Starting with internationalization

Have a project and want to translate it into several languages? This guide will help you do so. Several typical situations are showcased, but most of the examples are generic and can be applied to other scenarios as well.

Before translating any software, you should realize that languages around the world are really different and you should not make any assumption based on your experience. For most of languages it will look weird if you try to concatenate a sentence out of translated segments. You also should properly handle plural forms because many languages have complex rules for that and the internationalization framework you end up using should support this.

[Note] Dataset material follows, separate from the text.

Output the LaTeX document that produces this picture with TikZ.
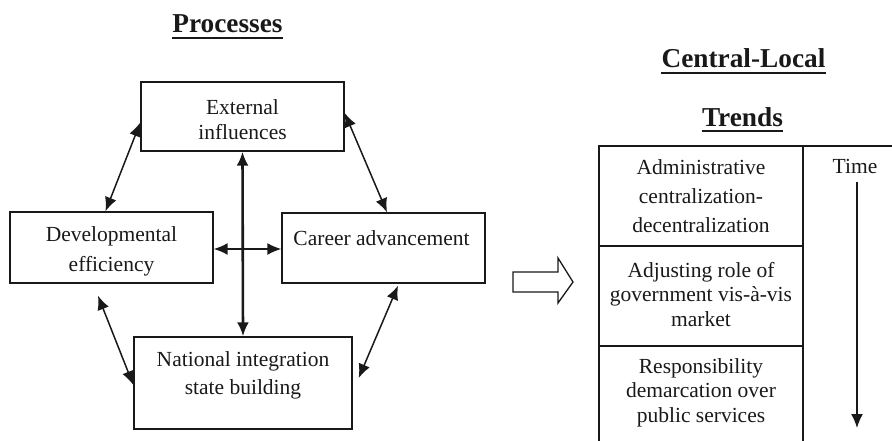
\documentclass[tikz,border=0pt]{standalone}
\usepackage{fontspec}
\setmainfont{Liberation Serif}
\usetikzlibrary{positioning, arrows.meta}
\definecolor{InkBlack}{RGB}{25, 25, 25}

\tikzset{
    procbox/.style={draw=InkBlack, line width=1.4pt, inner sep=0pt},
    boxtext/.style={align=center, text=InkBlack, inner sep=0pt},
    heading/.style={font=\fontsize{27.3}{30}\selectfont\bfseries, text=InkBlack, inner sep=0pt},
    twoway/.style={InkBlack, line width=1.5pt, {Latex[length=14pt,width=12pt]}-{Latex[length=14pt,width=12pt]}},
}

\begin{document}
\begin{tikzpicture}[x=1pt, y=-1pt]
    \useasboundingbox (0,0) rectangle (892,441);

    % Procesos
    \node[heading, anchor=base] (proctitle) at (227.5,33) {Processes};
    \draw[InkBlack, line width=2.6pt] ([yshift=-5pt]proctitle.base west) -- ([yshift=-5pt]proctitle.base east);

    \node[procbox, minimum width=203pt, minimum height=69pt] (ext) at (242.5,116.5) {};
    \node[procbox, minimum width=203pt, minimum height=71pt] (dev) at (111.5,247.5) {};
    \node[procbox, minimum width=203pt, minimum height=70pt] (career) at (383.5,248) {};
    \node[procbox, minimum width=218pt, minimum height=92pt] (nat) at (243,383) {};

    \node[boxtext, font=\fontsize{21.5}{25}\selectfont] (exttext) at (242.5,119.2) {External\\influences};
    \node[boxtext, font=\fontsize{21.5}{30}\selectfont] (devtext) at (111.5,251) {Developmental\\efficiency};
    \node[boxtext, font=\fontsize{21.5}{25}\selectfont] (careertext) at (381.5,237.7) {Career advancement};
    \node[boxtext, font=\fontsize{21.5}{28}\selectfont] (nattext) at (243,375.7) {National integration\\state building};

    \draw[twoway] ([yshift=-6pt]ext.west) -- ([xshift=-6pt]dev.north);
    \draw[twoway] ([yshift=3.5pt]ext.east) -- ([xshift=3.5pt]career.north);
    \draw[twoway] ([xshift=-13.5pt,yshift=-12pt]dev.south) -- ([yshift=-2pt]nat.west);
    \draw[twoway] ([xshift=14.5pt,yshift=-2pt]career.south) -- ([xshift=6pt,yshift=5pt]nat.east);
    \draw[twoway] ([yshift=-1.5pt]dev.east) -- ([yshift=-1pt]career.west);
    \draw[twoway, line width=2.6pt] (ext.south) -- (nat.north);

    % Flecha hueca
    \draw[InkBlack, line width=1.3pt] (513,272) -- (558,272) -- (558,258) -- (573,282)
        -- (558,303) -- (558,292) -- (513,292) -- cycle;

    % Tendencias
    \node[heading, anchor=base] (cltitle) at (743.5,68) {Central-Local};
    \draw[InkBlack, line width=2.6pt] ([yshift=-5pt]cltitle.base west) -- ([yshift=-5pt]cltitle.base east);
    \node[heading, anchor=base] (trendtitle) at (742.5,127) {Trends};
    \draw[InkBlack, line width=2.6pt] ([yshift=-4pt]trendtitle.base west) -- ([yshift=-4pt]trendtitle.base east);

    \draw[InkBlack, line width=1.4pt] (599,441) -- (599,146) -- (892,146);
    \draw[InkBlack, line width=1.4pt] (803,146) -- (803,441);
    \draw[InkBlack, line width=1.4pt] (599,246) -- (803,246);
    \draw[InkBlack, line width=1.4pt] (599,346) -- (803,346);

    \node[boxtext, font=\fontsize{21.5}{29}\selectfont] (admin) at (701,196.5) {Administrative\\centralization-\\decentralization};
    \node[boxtext, font=\fontsize{21.5}{24.5}\selectfont] (market) at (701,294.5) {Adjusting role of\\government vis-à-vis\\market};
    \node[boxtext, font=\fontsize{21.5}{24.5}\selectfont] (services) at (701,392.5) {Responsibility\\demarcation over\\public services};

    % Tiempo
    \node[boxtext, font=\fontsize{21.5}{25}\selectfont, inner sep=8pt] (time) at (855,166.7) {Time};
    \coordinate (timeend) at (857,428);
    \draw[InkBlack, line width=1.5pt, -{Latex[length=14pt,width=12pt]}] (time.south -| timeend) -- (timeend);
\end{tikzpicture}
\end{document}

Last but not least, sometimes it might be necessary to add some context to the translated string. Imagine a translator would get string Sun to translate. Without context most people would translate that as our closest star, but it might be actually used as an abbreviation for Sunday.

Choosing internationalization framework

Choose whatever is standard on your platform, try to avoid reinventing the wheel by creating your own framework to handle localizations. Weblate supports most of the widely used frameworks, see Supported file formats for more information (especially Translation types capabilities).

Our personal recommendation for some platforms is in the following table. This is based on our experience, but that can not cover all use cases, so always consider your environment when doing the choice.

Platform

Recommended format

Android

Android string resources

iOS

Apple iOS strings

Qt

Qt Linguist .ts

Python

GNU gettext

PHP

GNU gettext 1

C/C++

GNU gettext

C#

.XML resource files

Perl

GNU gettext

Ruby

Ruby YAML files

Web extensions

WebExtension JSON

Java

XLIFF 2

JavaScript

JSON i18next files 3

1

The native Gettext support in PHP is buggy and often missing on Windows builds, it is recommended to use third party library motranslator instead.

2

You can also use Java properties if plurals are not needed.

3

You can also use plain JSON files if plurals are not needed.

The more detailed workflow for some formats is described in following chapters:

Integrating with Weblate

Getting translations updates from Weblate

To fetch updated strings from Weblate you can simply fetch the underlying repository (either from filesystem or it can be made available through Git exporter). Prior to this, you might want to commit any pending changes (see Lazy commits). This can be achieved in the user interface (in the Repository maintenance) or from command line using Weblate Client.

This can be automated if you grant Weblate push access to your repository and configure Push URL in the Component configuration.

Pushing string changes to Weblate

To push newly updated strings to Weblate, just let it pull from the upstream repository. This can be achieved in the user interface (in the Repository maintenance) or from command line using Weblate Client.

This can be automated by installing a webhook on your repository to trigger Weblate whenever there is a new commit, see Updating repositories for more details.